998.3
Teacher Professional Learning, Boss Texts and Everyday Utopia

Thursday, 19 July 2018: 11:10
Location: 202A (MTCC NORTH BUILDING)
Oral Presentation
Debra TALBOT, University of Sydney, Australia
Increasingly a suite of ‘boss’ texts, including highly prescriptive curriculum documents, professional standards, and accreditation frameworks, govern the work and professional learning of teachers internationally. For a group of Australian teachers really knowing that they had learned something about their work began as a response to the learning needs of the students in front of them at a particular time in a particular learning environment. None of the teachers ascribed their learning experience to the key ‘boss’ texts at play. In each case, the learning experience that had transformed their teaching work and for which they were able to provide evidence had occurred in another ‘space of possibility’. The space however, existed because of the local social relations that coordinated each teacher’s ‘actual doings’. Griffith and Smith (2014) assert that bringing these ‘spaces’ or ‘gaps’ into view is precisely the work of institutional ethnography at the front line of, in this case, teachers’ work.

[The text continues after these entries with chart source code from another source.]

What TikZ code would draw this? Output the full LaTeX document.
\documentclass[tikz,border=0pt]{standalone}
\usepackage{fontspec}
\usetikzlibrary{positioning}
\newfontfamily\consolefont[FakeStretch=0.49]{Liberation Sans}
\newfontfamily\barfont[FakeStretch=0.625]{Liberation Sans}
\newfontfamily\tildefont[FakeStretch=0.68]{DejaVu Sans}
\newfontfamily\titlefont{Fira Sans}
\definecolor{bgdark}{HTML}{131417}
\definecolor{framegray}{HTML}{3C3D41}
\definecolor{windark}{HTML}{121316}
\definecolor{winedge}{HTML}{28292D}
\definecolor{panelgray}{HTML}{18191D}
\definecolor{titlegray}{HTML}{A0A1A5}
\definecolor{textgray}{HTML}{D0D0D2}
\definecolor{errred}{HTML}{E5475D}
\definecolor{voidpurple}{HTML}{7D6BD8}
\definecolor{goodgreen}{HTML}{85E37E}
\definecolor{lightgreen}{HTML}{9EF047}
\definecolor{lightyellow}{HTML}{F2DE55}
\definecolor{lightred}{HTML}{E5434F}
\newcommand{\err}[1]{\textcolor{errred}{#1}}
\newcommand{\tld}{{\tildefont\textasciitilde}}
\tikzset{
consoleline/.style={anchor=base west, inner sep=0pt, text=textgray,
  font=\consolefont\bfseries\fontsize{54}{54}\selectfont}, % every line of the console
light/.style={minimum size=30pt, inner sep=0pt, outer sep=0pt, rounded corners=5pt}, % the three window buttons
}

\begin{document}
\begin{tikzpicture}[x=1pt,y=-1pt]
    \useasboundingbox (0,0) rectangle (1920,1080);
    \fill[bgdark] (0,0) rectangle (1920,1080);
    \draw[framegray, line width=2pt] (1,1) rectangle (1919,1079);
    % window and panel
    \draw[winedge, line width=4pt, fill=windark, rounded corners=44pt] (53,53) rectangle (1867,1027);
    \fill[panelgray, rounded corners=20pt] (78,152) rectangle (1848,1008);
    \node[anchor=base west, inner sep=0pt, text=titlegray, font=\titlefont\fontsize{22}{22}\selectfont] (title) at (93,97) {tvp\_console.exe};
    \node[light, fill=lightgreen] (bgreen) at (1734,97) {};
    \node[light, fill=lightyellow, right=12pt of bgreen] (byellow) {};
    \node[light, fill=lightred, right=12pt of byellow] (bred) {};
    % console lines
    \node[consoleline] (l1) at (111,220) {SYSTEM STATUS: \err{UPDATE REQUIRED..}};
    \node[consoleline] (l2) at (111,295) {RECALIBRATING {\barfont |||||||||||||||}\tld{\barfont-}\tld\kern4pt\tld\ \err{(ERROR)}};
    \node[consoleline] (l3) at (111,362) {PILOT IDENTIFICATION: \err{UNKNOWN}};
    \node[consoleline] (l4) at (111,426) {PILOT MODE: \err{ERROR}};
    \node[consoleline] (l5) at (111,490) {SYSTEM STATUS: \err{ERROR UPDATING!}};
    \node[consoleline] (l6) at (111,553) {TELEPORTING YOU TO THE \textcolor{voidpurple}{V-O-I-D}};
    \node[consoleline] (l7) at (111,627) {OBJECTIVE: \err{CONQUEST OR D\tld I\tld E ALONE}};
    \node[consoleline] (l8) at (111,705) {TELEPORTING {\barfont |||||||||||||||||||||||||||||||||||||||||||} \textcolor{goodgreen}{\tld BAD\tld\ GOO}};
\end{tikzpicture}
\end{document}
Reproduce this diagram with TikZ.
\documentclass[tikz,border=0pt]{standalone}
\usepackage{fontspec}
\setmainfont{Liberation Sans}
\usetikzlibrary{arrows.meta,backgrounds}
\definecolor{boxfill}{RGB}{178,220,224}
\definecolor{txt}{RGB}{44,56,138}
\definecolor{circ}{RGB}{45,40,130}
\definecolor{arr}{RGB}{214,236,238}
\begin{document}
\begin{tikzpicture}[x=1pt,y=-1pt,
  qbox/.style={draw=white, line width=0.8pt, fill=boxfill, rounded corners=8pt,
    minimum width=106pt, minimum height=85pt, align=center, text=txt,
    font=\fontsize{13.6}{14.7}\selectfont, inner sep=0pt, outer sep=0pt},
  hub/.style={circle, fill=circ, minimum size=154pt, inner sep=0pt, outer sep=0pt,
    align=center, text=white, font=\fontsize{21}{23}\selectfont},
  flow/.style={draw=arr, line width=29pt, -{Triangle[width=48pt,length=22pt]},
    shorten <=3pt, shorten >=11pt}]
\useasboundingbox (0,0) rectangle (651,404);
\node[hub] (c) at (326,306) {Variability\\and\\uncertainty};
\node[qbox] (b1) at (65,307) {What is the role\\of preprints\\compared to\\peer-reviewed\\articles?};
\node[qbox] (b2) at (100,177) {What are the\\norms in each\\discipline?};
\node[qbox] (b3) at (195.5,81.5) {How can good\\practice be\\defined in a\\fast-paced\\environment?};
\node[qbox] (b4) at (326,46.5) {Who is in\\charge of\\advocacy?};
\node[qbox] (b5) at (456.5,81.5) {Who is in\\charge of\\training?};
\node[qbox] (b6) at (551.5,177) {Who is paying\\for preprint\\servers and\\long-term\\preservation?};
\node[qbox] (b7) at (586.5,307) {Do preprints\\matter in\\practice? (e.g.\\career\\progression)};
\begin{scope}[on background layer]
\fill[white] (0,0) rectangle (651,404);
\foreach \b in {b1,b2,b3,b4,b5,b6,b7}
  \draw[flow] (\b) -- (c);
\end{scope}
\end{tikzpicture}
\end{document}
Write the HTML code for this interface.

Understanding how these ‘spaces’ might be retained and, indeed expanded, may require however, an understanding of the ‘utopic resistances’ (Gardiner, 2006) that gave rise to them in the first place. How were the governing texts activated within schools in a way that prevented them becoming an obligation enforced by political and economic forces, that becomes, “routinised… everydayness” (Lefebvre & Regulier, 1999, p. 8), stifling the sort of creativity demonstrated by teachers in this study that produced spaces for transformative learning? The onto-epistemological relationship between IE and notions of everyday utopia will be explored in this presentation.